Nicki Benson, Research Assistant

Nicki is of Jewish ancestry and grew up on Sḵwx̱wú7mesh, səl̓ilwətaɁɬ, and xʷməθkʷəy̓əm territories in Vancouver. She has an M.A. in Language Education from the University of British Columbia and has been working in language education for 15 years as a teacher, researcher, and education consultant. Since 2013, Nicki has supported Indigenous language revitalization initiatives with organizations such as UNICEF Peru, the BC Ministry of Education, and Kwi Awt Stelmexw.

Nicki is a PhD student in Indigenous Language Revitalization under the supervision of Dr. Onowa McIvor. Her doctoral research will explore success factors in adult immersion education for language reclamation through a case study with the Sḵwx̱wú7mesh Language Immersion Program. Nicki is the founder of Esperanza Education, the facilitator of the Spanish for Social Justice Teacher Network, and the mamá of a bilingual two-year-old.

Adam Stone, Research Assistant

Adam Stone is a PhD student of Applied Linguistics and Discourse Studies at Carleton University, in Ottawa, Ontario. He is a Research Assistant with the NILLA project, where his responsibilities have included informing NILLA map design through surveys of similar maps that exist elsewhere, and the production of supplementary language distribution maps. His main research interests include geolinguistics, supporting Indigenous language education, GIS cartography, and acoustic phonology, and he is currently also serving in other mapping projects focusing on Indigenous and minority languages in Kurdistan, Iran, and Canada. In his spare time, he enjoys spending time with family, rock climbing, visiting new countries, and learning new languages.

Robyn Giffen, Research Assistant

Robyn Giffen is of German and English ancestry and grew up on Treaty 7 land in Calgary, AB. She spent most of her adult life in Kelowna, BC, living, studying, and working on the unceded and ancestral territory of the Sylix and Secwepemc people.
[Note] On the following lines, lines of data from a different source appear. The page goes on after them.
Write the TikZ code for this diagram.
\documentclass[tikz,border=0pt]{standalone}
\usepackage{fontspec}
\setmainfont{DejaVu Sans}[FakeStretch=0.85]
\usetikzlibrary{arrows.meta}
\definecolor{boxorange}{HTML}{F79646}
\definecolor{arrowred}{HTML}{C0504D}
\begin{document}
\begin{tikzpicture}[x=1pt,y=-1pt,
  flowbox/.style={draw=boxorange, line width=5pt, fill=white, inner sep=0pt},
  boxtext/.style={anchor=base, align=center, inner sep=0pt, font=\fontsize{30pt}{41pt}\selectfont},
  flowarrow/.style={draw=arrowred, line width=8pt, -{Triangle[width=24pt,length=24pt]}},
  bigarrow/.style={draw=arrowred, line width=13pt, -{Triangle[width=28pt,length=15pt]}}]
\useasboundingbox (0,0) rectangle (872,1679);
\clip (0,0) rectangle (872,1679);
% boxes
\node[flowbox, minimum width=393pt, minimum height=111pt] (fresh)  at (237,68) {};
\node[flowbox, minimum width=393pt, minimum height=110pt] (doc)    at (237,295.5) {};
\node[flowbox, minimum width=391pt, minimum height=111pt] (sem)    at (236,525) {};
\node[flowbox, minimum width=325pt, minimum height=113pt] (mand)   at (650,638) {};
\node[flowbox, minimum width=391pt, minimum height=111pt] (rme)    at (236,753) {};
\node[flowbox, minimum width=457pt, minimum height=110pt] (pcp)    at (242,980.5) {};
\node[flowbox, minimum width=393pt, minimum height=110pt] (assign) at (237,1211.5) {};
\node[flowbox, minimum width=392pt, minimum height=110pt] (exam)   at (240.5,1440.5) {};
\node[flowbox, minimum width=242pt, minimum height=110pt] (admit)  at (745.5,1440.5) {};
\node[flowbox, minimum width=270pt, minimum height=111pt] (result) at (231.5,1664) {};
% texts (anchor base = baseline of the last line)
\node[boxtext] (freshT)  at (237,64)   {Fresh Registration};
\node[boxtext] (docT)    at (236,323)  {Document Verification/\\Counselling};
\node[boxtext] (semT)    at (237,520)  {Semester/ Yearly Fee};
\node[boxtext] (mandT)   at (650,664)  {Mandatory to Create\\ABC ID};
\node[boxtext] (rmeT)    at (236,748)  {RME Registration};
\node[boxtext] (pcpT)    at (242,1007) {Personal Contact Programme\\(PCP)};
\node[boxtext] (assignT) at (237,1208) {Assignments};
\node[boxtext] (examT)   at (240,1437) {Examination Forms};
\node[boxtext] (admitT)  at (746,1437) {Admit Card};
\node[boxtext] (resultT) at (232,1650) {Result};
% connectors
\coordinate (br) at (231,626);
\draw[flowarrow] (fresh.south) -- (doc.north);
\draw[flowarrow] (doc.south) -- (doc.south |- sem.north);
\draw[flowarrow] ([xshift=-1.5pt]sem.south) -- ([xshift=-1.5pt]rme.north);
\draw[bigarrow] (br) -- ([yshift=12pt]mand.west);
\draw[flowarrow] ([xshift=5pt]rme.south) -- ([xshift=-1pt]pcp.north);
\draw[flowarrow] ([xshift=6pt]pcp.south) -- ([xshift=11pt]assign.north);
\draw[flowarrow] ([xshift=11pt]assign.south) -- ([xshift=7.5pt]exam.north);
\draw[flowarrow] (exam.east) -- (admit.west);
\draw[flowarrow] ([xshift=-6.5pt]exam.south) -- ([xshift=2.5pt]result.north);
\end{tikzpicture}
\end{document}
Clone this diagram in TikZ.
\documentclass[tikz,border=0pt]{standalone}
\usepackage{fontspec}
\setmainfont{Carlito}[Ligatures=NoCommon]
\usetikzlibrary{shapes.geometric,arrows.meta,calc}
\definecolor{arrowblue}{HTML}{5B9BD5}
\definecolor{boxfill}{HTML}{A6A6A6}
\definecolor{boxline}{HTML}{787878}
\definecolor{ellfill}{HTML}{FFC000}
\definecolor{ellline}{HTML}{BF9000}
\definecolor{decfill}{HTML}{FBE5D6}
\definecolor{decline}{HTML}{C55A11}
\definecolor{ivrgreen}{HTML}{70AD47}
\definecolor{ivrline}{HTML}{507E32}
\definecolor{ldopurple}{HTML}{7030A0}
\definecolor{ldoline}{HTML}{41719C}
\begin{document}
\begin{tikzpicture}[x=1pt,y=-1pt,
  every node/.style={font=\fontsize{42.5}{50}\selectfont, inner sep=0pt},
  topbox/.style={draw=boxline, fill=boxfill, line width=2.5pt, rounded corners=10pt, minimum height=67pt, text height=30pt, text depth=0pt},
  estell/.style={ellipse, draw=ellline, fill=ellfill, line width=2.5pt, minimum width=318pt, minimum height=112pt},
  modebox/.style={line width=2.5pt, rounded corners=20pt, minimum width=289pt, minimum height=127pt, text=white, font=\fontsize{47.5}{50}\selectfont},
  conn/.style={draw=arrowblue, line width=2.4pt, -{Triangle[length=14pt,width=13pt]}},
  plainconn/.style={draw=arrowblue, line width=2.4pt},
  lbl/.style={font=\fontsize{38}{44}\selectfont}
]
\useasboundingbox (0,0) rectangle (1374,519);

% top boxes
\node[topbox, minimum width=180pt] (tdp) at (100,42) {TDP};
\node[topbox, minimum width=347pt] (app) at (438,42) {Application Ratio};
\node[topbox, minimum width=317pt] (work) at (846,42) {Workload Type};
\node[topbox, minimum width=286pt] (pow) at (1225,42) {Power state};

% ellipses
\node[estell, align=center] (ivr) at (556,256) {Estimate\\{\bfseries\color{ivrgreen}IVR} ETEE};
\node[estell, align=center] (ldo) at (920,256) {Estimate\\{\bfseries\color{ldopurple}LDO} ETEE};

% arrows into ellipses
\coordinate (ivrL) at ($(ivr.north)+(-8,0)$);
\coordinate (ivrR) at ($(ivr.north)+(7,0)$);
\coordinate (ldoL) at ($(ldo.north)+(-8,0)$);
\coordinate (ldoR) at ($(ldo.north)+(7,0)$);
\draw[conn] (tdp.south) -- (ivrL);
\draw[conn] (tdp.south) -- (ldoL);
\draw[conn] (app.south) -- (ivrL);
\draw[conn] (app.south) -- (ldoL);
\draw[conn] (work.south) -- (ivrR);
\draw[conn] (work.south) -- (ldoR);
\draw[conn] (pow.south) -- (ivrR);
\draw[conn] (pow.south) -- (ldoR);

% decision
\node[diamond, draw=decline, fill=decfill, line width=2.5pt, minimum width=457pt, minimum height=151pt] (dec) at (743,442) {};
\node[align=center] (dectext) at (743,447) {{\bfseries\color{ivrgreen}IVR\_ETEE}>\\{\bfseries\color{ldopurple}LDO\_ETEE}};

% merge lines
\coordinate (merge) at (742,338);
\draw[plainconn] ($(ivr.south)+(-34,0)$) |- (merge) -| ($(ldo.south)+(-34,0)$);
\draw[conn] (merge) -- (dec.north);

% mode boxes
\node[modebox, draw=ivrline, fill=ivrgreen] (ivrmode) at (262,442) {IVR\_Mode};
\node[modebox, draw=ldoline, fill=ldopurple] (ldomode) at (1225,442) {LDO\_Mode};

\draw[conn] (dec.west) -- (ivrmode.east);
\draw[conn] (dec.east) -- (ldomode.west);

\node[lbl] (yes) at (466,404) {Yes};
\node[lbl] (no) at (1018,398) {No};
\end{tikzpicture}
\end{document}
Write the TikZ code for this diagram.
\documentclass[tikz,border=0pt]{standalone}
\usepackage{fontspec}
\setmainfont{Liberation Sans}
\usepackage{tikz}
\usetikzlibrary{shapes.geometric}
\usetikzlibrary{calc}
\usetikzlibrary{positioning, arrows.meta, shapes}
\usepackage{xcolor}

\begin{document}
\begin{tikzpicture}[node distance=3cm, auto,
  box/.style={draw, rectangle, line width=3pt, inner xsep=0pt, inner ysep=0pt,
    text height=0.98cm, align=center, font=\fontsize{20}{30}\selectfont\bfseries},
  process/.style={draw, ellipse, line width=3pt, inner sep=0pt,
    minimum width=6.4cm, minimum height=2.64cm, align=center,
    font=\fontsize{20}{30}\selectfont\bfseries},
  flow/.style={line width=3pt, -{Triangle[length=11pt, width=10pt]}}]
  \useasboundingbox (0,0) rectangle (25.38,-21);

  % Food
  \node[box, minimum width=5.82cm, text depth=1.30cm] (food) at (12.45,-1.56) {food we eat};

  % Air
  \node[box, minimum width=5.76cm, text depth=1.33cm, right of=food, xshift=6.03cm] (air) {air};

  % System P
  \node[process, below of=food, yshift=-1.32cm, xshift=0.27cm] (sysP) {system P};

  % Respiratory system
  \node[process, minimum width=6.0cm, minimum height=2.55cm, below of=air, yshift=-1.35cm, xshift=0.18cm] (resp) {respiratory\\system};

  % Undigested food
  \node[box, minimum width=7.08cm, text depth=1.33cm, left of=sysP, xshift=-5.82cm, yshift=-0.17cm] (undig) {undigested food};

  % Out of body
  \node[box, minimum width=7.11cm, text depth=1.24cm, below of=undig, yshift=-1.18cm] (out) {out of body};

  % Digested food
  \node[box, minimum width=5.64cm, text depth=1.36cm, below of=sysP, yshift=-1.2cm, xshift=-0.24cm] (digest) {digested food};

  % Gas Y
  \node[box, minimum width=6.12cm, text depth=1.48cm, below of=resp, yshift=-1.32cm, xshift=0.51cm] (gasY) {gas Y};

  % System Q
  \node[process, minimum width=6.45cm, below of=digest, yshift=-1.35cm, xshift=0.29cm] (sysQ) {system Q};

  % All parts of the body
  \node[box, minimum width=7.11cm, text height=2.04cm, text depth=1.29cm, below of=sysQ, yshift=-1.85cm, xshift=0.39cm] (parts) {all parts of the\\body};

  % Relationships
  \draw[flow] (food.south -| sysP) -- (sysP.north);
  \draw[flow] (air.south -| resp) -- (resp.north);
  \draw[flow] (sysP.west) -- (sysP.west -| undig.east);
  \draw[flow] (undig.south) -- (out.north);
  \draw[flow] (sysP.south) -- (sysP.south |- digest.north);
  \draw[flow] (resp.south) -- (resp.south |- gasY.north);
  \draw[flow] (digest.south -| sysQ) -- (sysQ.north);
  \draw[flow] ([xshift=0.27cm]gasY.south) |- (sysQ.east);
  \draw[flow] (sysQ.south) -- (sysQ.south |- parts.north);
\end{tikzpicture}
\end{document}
She now lives as grateful settler on the traditional territory of the Lekwungen peoples.

As a NEȾOLṈEW̱ research assistant, Robyn currently contributes to the NILLA project. She has an M.A. from the University of British Columbia specializing in Linguistic Anthropology and has worked on Indigenous language revitalization projects in Ghana, Alaska, and Vancouver, BC. Robyn is now a PhD student in Education at UVIC, focusing on Indigenous Language Revitalization. Her research project will analyze and evaluate the Where Are Your Keys (WAYK) teaching and learning method.

Acknowledgement of previous team members

Many wonderful people have contributed to the work of NEȾOLṈEW̱ over the years. They are (in alphabetical order of last name):
Adar Anisman, Carolyn Belleau, Emily Comeau, Nicole Davies, Samaya Jardey, Anureet Lotay, Layla chuutsqa Rorick, Robby Smoker-Peters, Danielle Sullivan.